Let Malaysians work as part-time guards, says association

Currently, Nepalis are the only foreigners allowed to work as security guards in Malaysia. (Bernama pic)

PETALING JAYA: A security association has called on the government to stop the intake of foreign security guards and allow people to work in the industry on a part-time basis if it wants more Malaysians to fill vacancies.

Security Training and Development Association (Stadam) president Khirudin Tajudin said security guard jobs in Malaysia were not attractive to local residents because of their poor salaries and the stigma that they were lowly.

He was commenting on the human resources ministry’s reiteration that it was the government’s policy to prioritise Malaysians in filling vacancies and only allow job openings to foreigners in approved sectors, especially less skilled jobs like security guards.

This came after the home ministry clarified that Nepalis are the only foreigners allowed to work as guards for registered security companies in the country, following news reports that Malaysia is turning to Pakistan for such manpower.

Khirudin said although there were training programmes for security guards, it did not make much difference as clients were not willing to pay more for better trained personnel.

The crux of the problem, he said, was that clients measured security by the number of guards which fit their budget rather than the desired security outcomes.

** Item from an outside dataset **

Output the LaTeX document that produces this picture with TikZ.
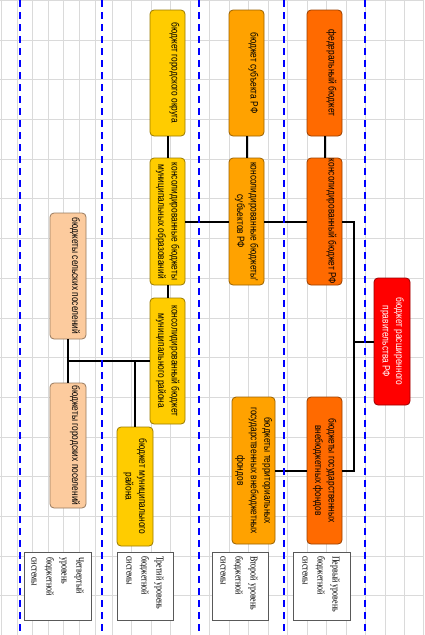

“I used to have 30 guards who had the Sijil Kemahiran Malaysia certificate, all of them Malaysians, but they have joined other industries because of the pay. I cannot afford to pay more when clients are only willing to pay low rates,” he told FMT.

To enable more Malaysians to join the industry, he said, regulations barring people from working part-time should be abolished.

“I think if you allow people to work as guards part-time, we can get more locals. For them, it will be extra income,” he said, adding that this was allowed in some countries.

Khirudin also urged the government to act against errant security companies who were exploiting guards or not paying their Employees Provident Fund contributions on time.

“These are things which make local people not wanting to be in the industry. I think the government should take a bold step and stop the intake of foreign guards. This will boost the government’s plan to employ more citizens.”

Malaysian Trades Union Congress (MTUC) president Abdul Halim Mansor said the government needed to make the industry more attractive to local residents by greater regulation of the industry, especially where standards were concerned.

“Now, even the government sees it as a less skilled job, so local people don’t see the career prospects,” he said, adding that the authorities should look into how security could be developed into a proper profession.

“In other countries, security guards undergo proper training. They get certification for training courses and this helps in their career development, similar to how police officers or soldiers can progress in their professions,” he said.